Filter these entries, keeping only lines that hold the word "What".
======== Records for the exercise
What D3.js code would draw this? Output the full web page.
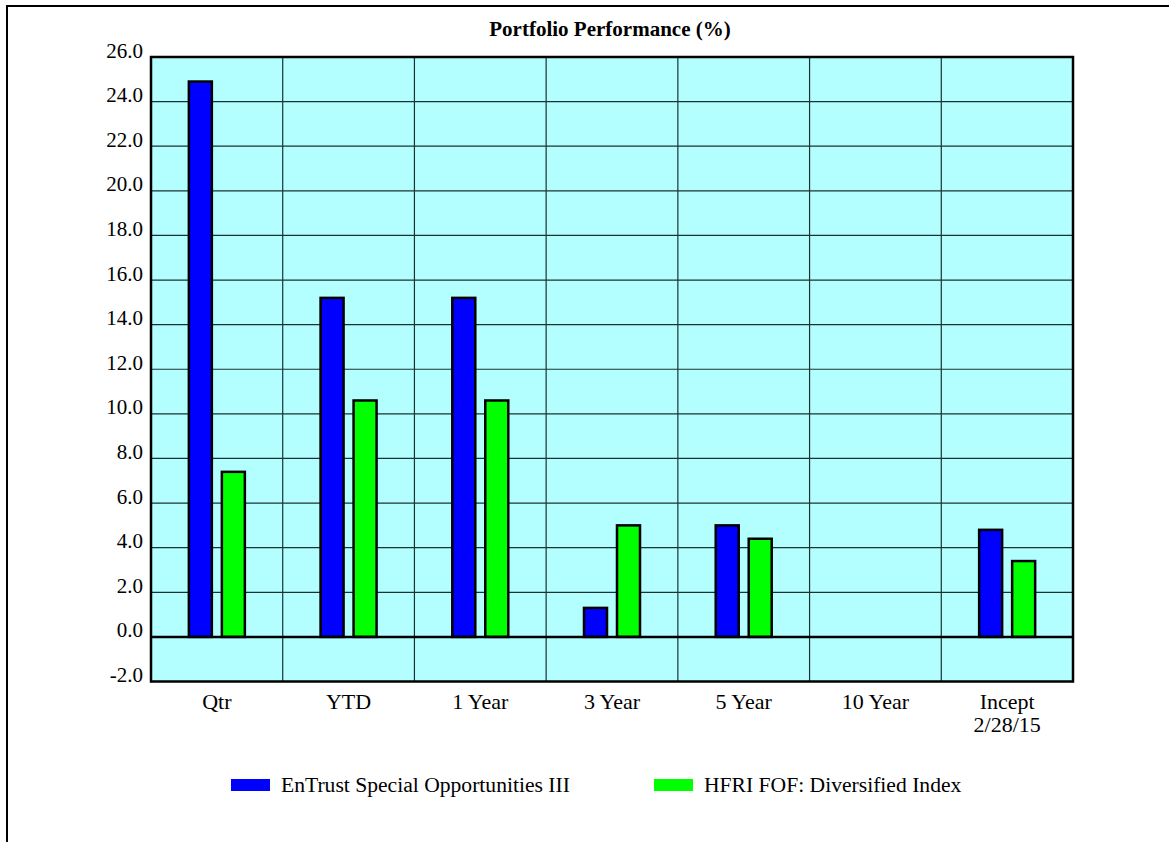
================
======== Records for the exercise
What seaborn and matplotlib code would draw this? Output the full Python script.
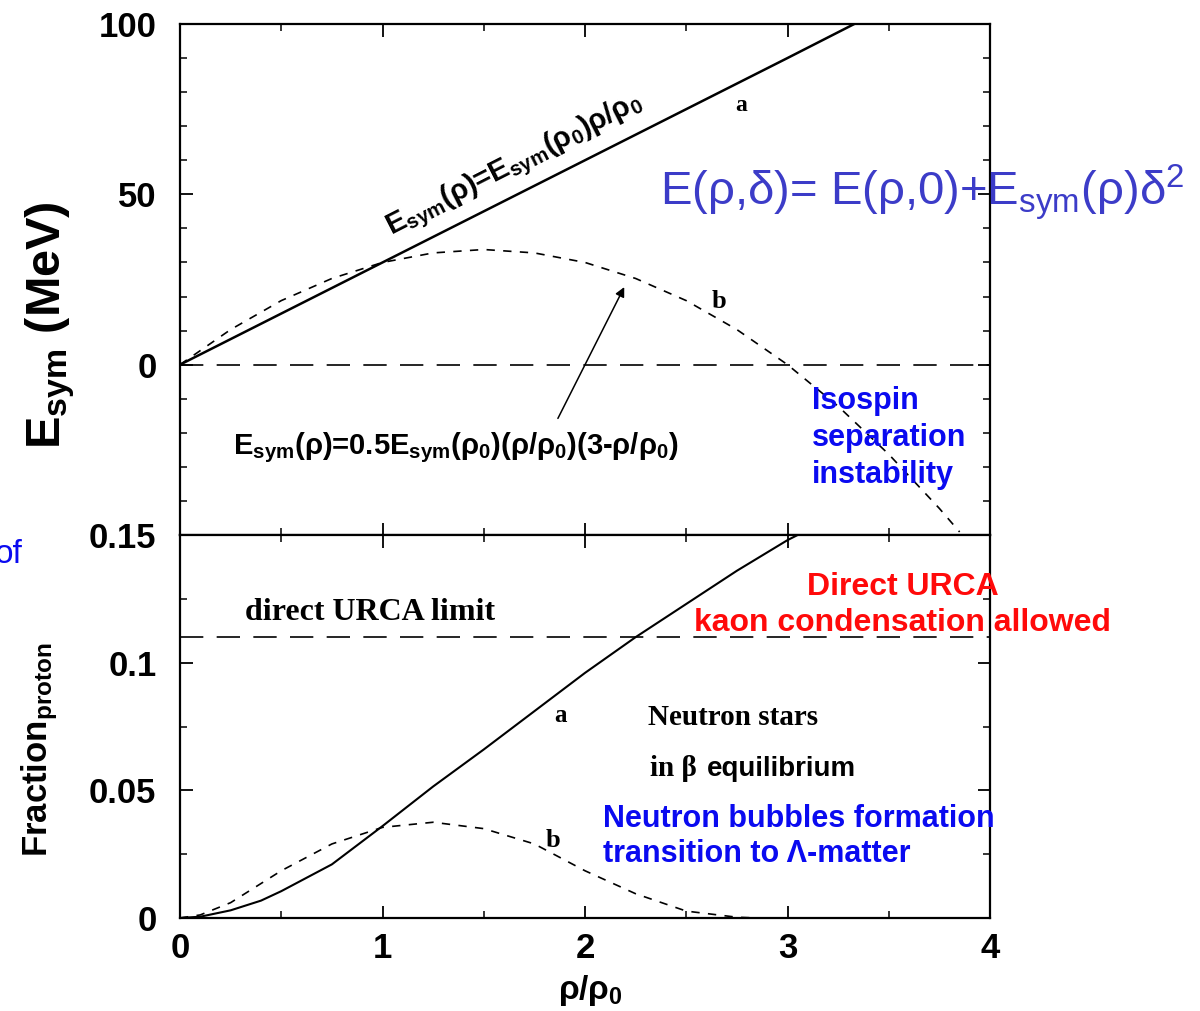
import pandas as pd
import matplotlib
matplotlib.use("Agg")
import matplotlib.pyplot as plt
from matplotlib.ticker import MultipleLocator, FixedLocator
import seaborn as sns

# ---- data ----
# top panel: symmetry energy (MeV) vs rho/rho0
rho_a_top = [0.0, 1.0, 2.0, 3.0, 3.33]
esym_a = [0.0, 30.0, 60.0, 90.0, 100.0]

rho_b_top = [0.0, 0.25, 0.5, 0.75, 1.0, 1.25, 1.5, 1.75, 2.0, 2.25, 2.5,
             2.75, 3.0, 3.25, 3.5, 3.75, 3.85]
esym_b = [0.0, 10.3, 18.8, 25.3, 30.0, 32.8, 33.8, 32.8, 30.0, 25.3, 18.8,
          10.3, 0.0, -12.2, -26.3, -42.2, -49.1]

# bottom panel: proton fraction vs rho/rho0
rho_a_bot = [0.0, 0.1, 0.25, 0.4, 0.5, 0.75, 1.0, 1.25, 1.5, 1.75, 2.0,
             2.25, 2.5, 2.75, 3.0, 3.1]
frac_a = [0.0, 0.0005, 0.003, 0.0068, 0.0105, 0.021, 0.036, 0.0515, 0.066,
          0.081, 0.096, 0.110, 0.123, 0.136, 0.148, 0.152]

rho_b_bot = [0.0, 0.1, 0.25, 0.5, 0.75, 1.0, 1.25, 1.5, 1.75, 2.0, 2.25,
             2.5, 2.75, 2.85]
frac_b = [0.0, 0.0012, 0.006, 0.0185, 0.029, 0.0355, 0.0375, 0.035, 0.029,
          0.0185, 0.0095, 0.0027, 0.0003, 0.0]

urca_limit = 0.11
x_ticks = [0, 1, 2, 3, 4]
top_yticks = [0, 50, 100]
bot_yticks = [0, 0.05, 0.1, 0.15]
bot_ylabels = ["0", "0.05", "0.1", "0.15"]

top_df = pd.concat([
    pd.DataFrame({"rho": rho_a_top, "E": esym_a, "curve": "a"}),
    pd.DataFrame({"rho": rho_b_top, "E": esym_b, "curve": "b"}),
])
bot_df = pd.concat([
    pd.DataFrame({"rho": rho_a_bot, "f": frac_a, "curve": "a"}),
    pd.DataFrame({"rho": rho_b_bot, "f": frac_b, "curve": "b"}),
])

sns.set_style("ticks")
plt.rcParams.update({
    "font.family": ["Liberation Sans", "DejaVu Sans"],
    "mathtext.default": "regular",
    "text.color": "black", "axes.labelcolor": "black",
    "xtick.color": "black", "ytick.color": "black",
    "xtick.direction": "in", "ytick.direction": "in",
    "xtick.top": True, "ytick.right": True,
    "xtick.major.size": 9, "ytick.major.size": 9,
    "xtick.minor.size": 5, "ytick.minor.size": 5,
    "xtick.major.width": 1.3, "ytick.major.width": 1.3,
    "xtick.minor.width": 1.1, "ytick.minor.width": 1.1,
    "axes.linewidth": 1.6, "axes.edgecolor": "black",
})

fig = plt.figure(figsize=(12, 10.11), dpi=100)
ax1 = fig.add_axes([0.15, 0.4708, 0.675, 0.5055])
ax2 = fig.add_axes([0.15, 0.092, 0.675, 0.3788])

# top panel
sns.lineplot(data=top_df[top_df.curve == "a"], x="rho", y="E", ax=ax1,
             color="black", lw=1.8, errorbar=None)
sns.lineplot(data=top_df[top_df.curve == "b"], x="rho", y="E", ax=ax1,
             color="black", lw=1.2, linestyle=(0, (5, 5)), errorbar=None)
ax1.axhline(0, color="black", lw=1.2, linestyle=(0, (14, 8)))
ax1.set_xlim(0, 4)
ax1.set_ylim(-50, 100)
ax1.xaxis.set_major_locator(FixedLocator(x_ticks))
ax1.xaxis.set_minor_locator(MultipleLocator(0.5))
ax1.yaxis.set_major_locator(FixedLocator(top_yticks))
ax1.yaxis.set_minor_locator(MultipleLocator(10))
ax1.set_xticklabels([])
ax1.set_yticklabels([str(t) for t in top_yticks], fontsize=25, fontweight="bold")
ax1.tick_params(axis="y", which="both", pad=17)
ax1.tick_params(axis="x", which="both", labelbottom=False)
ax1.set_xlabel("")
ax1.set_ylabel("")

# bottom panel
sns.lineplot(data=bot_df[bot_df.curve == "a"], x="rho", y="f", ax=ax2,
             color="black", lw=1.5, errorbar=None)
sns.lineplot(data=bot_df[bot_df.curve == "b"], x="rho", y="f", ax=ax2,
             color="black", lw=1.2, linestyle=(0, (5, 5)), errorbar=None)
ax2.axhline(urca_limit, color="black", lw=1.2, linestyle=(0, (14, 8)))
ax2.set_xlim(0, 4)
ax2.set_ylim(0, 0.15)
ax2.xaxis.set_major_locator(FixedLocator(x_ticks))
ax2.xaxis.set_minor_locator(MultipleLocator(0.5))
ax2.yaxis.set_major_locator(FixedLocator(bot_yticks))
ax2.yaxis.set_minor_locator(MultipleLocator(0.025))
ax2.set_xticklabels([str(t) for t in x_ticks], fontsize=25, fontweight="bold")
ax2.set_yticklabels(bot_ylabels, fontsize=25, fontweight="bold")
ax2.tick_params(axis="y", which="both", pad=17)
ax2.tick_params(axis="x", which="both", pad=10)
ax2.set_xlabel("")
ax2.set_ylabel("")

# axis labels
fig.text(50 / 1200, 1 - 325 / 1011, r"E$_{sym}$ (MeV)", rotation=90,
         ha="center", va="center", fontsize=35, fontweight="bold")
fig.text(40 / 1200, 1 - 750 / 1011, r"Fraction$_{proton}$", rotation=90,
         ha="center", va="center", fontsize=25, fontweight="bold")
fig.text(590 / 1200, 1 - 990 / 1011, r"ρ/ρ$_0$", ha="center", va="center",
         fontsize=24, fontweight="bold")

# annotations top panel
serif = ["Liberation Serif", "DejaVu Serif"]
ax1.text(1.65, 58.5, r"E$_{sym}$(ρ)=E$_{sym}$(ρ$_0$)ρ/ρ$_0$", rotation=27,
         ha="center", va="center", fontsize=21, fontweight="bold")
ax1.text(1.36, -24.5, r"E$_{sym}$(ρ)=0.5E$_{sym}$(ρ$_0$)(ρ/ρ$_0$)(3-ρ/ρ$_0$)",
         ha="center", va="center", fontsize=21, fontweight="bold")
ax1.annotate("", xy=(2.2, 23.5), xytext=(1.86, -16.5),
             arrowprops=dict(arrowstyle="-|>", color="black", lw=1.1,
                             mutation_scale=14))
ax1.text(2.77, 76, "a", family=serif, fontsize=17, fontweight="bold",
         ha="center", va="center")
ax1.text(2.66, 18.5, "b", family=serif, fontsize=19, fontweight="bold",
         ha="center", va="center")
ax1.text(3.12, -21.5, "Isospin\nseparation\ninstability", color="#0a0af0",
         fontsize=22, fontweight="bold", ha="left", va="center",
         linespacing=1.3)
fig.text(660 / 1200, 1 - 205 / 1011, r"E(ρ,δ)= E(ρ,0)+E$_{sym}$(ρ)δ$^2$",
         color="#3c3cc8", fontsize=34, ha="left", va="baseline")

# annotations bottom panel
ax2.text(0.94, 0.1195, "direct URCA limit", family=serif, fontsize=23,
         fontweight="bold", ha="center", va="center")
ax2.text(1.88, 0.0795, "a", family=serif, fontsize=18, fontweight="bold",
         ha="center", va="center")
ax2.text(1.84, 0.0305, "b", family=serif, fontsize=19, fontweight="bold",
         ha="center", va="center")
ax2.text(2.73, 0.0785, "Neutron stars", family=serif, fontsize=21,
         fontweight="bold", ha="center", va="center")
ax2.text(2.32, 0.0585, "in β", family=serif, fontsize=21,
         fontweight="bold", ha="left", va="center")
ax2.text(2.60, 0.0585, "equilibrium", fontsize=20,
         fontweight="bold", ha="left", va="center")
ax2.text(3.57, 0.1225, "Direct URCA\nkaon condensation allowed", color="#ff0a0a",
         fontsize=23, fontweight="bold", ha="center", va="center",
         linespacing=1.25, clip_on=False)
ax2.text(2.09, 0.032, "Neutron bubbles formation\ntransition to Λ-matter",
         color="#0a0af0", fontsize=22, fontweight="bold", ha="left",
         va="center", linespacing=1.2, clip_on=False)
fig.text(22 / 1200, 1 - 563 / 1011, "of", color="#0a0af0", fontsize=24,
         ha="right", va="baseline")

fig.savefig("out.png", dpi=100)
================
======== Records for the exercise
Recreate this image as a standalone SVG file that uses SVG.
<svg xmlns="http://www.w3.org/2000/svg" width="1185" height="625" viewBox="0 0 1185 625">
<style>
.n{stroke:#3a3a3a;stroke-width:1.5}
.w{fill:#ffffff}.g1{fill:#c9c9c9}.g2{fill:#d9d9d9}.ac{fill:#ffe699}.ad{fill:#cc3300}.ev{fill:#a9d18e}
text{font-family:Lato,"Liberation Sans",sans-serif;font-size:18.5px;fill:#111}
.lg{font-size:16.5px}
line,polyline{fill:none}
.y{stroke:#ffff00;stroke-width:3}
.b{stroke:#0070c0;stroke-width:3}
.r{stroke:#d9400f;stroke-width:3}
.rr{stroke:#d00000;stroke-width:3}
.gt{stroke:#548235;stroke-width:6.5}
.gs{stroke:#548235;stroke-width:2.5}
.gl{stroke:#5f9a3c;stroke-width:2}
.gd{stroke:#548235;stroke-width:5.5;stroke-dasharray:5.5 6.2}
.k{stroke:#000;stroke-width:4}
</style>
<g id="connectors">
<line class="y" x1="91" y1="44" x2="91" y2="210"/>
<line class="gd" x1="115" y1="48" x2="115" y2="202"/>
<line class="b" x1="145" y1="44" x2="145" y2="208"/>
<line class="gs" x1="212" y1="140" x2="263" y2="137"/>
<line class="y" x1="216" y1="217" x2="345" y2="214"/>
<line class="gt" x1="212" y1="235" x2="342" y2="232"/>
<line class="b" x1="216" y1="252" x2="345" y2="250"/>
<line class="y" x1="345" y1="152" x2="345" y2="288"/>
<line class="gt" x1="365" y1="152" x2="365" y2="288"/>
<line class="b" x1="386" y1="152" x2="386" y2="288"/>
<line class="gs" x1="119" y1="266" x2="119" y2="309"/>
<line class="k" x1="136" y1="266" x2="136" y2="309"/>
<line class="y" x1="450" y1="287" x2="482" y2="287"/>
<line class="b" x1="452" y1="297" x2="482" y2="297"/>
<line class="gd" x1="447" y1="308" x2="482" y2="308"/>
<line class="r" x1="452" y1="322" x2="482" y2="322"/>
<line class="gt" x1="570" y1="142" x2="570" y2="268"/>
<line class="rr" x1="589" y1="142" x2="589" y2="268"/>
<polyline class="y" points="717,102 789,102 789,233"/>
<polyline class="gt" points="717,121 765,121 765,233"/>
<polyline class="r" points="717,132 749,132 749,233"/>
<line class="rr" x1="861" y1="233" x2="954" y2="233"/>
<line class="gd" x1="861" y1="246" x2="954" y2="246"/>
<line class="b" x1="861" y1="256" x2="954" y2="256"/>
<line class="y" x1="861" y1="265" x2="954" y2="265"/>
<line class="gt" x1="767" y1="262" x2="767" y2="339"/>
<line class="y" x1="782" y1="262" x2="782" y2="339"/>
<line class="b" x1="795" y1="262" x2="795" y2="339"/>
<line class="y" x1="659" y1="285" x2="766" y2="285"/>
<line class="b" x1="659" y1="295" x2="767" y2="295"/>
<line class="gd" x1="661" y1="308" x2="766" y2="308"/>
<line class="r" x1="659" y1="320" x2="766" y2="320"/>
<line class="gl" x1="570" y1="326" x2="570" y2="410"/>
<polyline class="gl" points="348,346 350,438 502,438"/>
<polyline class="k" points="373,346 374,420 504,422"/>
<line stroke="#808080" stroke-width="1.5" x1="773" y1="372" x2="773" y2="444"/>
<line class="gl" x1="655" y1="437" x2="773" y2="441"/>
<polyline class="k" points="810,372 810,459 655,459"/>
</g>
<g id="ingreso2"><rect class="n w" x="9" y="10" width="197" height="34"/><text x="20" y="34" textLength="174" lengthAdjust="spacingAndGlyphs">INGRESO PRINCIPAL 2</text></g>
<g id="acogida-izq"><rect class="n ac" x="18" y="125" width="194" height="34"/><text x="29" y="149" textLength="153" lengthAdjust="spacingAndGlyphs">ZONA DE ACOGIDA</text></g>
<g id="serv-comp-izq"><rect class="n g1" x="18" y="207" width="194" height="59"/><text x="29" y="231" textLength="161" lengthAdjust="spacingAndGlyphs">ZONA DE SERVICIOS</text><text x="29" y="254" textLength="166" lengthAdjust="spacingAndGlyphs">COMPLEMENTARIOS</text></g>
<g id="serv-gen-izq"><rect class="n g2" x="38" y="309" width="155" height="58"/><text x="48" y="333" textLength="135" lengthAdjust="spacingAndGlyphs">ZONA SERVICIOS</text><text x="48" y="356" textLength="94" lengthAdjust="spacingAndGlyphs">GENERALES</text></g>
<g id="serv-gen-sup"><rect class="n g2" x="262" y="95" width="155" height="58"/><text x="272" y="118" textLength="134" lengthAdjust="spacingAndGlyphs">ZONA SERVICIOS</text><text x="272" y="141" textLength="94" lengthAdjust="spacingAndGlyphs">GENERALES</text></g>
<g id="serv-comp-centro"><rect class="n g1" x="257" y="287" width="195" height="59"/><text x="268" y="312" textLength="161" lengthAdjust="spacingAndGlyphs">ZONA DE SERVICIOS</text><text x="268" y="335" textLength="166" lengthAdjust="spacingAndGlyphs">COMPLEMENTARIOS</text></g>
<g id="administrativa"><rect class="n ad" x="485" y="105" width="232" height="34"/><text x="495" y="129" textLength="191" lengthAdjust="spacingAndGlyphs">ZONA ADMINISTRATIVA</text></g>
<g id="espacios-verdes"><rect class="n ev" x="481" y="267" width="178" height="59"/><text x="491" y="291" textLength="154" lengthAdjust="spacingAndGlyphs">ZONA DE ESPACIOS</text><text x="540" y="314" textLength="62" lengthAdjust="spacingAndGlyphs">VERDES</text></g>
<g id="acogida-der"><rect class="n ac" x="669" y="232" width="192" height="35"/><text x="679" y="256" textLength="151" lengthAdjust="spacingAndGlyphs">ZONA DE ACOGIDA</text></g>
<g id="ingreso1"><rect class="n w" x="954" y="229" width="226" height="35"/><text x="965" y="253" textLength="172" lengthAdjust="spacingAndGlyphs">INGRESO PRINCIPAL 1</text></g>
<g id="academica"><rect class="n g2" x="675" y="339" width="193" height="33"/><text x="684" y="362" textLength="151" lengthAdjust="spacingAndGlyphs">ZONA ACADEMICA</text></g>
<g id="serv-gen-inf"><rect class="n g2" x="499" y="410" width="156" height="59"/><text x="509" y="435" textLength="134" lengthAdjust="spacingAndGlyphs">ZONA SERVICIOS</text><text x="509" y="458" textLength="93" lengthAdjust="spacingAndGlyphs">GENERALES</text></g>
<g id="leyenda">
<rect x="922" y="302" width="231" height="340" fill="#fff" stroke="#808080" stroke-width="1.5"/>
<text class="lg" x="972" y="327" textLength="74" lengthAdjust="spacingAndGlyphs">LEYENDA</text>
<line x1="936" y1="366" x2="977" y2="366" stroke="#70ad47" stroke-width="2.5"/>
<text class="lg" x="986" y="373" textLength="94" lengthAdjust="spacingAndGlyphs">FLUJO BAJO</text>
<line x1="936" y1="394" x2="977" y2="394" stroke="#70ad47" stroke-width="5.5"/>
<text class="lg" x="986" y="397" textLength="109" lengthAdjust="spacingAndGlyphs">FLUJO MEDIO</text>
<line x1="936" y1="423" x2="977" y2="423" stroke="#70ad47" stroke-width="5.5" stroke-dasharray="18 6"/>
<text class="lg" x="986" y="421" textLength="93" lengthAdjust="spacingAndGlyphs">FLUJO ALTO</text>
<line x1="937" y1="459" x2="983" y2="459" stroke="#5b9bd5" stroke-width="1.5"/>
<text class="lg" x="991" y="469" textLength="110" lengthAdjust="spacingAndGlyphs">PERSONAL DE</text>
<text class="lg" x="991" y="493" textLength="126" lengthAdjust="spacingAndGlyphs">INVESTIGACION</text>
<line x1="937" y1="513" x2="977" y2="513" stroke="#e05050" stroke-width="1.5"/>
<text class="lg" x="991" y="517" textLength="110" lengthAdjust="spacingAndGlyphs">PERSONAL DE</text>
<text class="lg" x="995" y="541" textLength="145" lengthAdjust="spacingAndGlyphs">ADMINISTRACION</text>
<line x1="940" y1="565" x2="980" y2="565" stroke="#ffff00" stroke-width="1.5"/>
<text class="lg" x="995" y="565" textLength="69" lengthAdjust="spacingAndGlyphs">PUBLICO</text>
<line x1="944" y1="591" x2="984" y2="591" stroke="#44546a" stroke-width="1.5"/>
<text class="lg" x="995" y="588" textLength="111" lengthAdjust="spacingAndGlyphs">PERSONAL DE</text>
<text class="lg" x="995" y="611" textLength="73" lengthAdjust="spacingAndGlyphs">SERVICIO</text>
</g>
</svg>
================
Complete output
What D3.js code would draw this? Output the full web page.
What seaborn and matplotlib code would draw this? Output the full Python script.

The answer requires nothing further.